▸ **Exercise objective**
Each line of the material below that holds the word "this" needs to be copied.

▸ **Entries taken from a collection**
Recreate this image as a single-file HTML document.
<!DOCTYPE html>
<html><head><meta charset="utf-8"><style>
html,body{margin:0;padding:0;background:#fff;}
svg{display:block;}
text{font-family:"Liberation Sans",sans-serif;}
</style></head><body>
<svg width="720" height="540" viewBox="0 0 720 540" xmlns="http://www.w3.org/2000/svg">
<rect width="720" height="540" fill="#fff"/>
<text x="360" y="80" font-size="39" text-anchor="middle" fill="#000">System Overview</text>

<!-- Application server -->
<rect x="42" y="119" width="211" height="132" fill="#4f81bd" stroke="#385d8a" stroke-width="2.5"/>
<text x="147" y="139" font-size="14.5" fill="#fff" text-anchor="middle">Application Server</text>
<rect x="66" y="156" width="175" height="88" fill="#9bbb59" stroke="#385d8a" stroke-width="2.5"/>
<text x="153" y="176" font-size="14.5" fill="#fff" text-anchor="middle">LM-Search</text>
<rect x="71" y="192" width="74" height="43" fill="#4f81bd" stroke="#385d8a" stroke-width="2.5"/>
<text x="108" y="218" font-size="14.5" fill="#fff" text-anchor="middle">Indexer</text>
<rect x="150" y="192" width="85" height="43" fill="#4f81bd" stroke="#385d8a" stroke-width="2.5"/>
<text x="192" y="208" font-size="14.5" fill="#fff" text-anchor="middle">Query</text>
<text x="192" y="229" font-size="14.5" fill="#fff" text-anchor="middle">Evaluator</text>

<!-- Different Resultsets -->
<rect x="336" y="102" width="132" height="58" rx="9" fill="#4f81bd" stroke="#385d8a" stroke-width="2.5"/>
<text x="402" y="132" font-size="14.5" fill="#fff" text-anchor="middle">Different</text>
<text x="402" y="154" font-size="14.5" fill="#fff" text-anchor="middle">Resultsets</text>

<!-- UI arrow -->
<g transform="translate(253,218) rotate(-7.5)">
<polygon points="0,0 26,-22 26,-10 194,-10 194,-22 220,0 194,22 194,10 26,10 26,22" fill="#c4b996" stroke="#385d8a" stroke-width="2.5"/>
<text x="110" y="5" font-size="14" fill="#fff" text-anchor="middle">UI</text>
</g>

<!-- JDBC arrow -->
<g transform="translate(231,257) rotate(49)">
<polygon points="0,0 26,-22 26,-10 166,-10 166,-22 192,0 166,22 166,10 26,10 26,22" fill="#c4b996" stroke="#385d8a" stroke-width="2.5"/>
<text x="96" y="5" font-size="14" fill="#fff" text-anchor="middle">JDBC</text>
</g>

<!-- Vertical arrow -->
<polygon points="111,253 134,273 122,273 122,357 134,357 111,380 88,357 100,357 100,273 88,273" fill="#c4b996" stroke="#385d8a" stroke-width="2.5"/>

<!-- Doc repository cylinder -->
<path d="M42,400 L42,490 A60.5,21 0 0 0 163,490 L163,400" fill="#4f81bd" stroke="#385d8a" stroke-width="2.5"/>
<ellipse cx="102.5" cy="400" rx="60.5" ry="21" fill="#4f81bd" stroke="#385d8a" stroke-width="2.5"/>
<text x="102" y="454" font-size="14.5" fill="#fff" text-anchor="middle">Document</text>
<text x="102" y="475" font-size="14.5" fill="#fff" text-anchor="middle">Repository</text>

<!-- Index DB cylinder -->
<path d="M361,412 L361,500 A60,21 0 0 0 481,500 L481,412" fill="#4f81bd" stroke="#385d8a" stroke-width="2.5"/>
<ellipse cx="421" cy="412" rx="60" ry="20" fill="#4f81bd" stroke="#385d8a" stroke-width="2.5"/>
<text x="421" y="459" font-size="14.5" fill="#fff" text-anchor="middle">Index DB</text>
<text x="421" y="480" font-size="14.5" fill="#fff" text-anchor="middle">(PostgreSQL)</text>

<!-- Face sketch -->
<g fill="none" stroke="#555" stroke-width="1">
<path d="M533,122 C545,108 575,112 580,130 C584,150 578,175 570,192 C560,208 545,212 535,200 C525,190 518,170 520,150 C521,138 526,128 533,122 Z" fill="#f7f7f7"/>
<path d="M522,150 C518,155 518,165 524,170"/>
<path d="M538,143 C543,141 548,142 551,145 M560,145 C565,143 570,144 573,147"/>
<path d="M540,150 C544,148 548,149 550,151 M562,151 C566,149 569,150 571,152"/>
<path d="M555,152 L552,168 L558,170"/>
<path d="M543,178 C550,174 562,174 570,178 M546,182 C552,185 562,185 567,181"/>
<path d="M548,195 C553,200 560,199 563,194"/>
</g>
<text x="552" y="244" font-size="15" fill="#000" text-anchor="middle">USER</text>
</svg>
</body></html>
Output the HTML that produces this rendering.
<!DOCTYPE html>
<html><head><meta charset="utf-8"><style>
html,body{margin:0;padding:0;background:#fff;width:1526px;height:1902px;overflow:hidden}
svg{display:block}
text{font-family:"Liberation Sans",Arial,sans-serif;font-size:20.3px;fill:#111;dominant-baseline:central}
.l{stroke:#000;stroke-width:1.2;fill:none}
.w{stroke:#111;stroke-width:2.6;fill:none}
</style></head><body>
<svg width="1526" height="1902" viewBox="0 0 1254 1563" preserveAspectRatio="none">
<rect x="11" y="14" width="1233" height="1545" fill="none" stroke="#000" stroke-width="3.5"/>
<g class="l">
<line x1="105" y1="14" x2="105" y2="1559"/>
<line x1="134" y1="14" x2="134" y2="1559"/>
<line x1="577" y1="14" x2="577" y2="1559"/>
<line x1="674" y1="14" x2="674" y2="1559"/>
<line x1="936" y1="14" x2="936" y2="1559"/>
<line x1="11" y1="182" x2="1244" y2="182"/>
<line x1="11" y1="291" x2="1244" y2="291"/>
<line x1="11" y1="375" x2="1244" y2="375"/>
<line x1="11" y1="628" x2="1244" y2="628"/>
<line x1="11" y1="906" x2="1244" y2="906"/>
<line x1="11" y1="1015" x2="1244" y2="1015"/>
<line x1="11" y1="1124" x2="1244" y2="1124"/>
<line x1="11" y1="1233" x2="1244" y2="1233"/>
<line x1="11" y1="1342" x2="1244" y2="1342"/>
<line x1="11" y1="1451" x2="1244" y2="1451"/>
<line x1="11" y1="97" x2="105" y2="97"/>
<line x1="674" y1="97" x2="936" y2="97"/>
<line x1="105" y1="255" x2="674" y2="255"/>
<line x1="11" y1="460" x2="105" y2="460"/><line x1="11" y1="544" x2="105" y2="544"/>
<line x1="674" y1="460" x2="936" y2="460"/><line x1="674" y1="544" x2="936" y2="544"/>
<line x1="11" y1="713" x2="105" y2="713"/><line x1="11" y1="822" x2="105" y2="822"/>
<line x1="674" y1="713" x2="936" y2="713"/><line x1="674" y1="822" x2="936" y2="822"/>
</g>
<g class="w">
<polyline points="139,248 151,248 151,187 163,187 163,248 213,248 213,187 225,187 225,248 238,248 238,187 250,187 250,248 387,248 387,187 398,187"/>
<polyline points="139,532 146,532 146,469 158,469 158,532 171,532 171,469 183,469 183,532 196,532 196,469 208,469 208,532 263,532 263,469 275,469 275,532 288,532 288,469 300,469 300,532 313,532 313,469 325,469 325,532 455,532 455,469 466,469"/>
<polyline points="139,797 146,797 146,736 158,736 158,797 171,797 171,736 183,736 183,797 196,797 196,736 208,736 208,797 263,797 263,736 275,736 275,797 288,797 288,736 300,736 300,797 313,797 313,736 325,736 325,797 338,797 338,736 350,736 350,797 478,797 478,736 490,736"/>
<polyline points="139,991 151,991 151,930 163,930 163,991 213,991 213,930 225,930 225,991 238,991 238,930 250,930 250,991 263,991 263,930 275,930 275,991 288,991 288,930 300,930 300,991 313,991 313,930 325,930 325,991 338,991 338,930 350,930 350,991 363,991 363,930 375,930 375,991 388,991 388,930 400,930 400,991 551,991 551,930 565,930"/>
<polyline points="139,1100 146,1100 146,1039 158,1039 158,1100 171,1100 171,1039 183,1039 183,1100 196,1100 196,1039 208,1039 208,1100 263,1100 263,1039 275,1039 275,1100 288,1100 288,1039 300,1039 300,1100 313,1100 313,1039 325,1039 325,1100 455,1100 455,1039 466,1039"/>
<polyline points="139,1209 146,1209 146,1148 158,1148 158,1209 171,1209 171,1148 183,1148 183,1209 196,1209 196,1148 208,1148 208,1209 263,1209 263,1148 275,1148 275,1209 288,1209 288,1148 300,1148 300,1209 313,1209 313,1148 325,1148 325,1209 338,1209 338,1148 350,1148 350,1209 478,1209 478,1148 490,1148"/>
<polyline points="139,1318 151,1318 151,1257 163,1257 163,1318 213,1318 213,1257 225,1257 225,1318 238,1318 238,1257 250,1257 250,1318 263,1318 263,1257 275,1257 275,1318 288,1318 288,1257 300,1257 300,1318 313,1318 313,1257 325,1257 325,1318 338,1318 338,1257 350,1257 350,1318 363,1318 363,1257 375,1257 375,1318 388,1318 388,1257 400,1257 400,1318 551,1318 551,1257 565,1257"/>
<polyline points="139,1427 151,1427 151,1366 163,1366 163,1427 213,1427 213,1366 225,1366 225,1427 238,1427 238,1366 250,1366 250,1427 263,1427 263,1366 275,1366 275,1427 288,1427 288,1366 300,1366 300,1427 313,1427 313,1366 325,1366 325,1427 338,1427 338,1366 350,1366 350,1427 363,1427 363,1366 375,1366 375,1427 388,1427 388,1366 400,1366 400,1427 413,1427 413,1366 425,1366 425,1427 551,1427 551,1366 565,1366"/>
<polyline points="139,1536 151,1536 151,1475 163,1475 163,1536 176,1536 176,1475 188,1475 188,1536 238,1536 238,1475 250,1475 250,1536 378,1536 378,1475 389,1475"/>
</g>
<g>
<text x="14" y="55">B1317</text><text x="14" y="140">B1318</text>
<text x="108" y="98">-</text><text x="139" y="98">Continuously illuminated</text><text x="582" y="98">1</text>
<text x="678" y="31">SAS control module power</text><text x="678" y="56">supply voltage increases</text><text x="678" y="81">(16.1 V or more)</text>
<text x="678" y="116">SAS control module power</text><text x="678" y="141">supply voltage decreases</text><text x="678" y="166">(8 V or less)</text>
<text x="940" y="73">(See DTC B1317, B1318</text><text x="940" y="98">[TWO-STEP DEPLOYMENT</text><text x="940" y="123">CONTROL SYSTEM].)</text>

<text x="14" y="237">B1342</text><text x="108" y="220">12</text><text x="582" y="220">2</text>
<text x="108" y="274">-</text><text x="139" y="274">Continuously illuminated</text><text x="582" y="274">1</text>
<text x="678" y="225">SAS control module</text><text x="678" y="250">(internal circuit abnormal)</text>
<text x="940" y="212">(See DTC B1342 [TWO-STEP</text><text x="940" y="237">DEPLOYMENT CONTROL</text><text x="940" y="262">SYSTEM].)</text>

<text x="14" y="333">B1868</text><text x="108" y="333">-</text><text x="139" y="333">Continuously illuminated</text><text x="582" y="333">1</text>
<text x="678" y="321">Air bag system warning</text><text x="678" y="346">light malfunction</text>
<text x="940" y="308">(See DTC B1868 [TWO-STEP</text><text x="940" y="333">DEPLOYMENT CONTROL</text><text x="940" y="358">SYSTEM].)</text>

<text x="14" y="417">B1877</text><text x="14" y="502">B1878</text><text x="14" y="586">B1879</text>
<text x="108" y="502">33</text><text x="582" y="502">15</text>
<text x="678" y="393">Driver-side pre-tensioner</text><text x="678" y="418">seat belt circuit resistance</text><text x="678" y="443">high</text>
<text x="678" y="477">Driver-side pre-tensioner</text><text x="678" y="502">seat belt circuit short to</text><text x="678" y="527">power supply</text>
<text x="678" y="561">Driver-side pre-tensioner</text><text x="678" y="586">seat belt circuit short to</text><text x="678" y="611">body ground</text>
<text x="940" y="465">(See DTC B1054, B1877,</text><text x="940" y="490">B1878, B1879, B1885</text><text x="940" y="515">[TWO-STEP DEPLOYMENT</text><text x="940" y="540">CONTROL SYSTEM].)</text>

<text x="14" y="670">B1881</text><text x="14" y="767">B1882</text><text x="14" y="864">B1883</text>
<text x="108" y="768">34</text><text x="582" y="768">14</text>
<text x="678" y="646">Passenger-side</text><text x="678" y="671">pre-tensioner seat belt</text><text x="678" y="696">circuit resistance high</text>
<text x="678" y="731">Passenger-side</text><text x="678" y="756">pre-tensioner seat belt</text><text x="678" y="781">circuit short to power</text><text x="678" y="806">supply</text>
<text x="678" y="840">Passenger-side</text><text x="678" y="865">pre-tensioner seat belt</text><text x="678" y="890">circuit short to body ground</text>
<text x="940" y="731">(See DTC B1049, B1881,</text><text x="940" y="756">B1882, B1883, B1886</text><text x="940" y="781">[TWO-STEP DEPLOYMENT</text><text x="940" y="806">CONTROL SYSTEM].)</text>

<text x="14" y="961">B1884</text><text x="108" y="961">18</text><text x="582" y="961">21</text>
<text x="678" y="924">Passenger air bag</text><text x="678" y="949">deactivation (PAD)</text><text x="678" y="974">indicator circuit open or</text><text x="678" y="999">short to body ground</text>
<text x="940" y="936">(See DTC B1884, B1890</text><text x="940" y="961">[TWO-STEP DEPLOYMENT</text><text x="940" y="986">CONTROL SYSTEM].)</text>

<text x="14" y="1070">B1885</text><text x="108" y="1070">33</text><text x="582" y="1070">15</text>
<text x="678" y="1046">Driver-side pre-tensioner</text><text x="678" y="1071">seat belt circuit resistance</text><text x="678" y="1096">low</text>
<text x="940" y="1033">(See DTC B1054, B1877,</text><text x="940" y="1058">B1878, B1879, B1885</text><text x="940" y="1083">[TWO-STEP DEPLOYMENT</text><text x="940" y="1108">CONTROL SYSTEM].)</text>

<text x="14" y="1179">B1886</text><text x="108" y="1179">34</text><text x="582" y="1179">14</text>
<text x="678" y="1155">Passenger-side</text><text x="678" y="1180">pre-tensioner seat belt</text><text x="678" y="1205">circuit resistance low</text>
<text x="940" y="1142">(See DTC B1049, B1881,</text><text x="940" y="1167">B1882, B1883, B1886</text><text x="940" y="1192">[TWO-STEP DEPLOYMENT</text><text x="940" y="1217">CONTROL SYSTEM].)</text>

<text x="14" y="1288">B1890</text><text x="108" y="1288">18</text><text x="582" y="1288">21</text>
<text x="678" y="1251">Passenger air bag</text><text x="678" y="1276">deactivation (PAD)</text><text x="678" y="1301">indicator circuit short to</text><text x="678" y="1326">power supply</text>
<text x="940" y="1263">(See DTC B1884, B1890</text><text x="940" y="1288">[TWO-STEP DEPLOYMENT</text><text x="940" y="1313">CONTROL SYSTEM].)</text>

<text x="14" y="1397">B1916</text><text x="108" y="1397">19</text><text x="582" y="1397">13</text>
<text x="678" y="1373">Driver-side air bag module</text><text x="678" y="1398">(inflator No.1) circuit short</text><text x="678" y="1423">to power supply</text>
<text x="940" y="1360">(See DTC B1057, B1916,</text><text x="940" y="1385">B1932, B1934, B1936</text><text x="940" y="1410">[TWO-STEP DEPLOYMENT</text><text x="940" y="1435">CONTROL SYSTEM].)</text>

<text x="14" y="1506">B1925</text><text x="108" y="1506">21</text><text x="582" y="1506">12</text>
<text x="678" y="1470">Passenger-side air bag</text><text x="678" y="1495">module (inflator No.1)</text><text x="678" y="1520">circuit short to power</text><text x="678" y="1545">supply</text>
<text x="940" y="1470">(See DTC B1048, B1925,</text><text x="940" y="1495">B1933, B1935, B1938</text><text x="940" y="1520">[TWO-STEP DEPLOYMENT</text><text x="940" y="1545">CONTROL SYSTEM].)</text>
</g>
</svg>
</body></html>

▸ **Reply**
Recreate this image as a single-file HTML document.
Output the HTML that produces this rendering.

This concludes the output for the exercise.